In textbooks on quantum mechanics, the collapse is depicted as sudden and irreversible. It is also extremely counterintuitive. Researchers have struggled to understand how a measurement can profoundly alter the state that an object is in, rather than just allowing us to learn about an objective reality.
A new experiment1sheds some light on this question through the use of weak measurements — indirect probes of quantum systems that tweak a wavefunction slightly while providing partial information about its state, avoiding a sudden collapse.

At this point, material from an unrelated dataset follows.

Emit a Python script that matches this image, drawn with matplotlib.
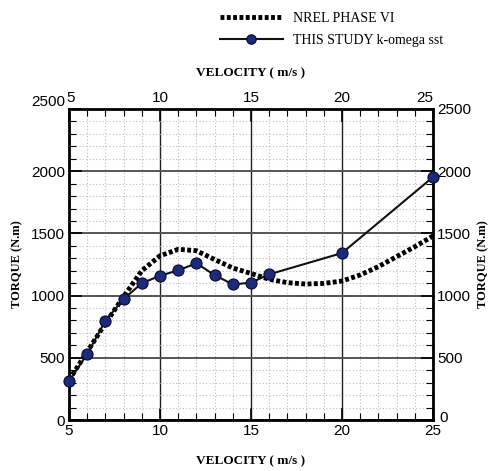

Atomic and solid-state physicist Kater Murch of the University of California, Berkeley, and his colleagues performed a series of weak measurements on a superconducting circuit that was in a superposition — a combination of two quantum states. They did this by monitoring microwaves that had passed through a box containing the circuit, based on the fact that the circuit’s electrical oscillations alter the state of the microwaves as they pass through the box. Over a couple of microseconds, those weak measurements captured snapshots of the state of the circuit as it gradually changed from a superposition to just one of the states within that superposition — as if charting the collapse of a quantum wavefunction in slow motion.
Although equivalent experiments have been done on the quantum states of photons of light, this is the first time such work has been done in a typically noisier solid-state system. “It demonstrates how much progress we’ve made in the solid state in the past 10 years,” says Murch. “Finally, systems are so pure that we can rival experiments in photons.”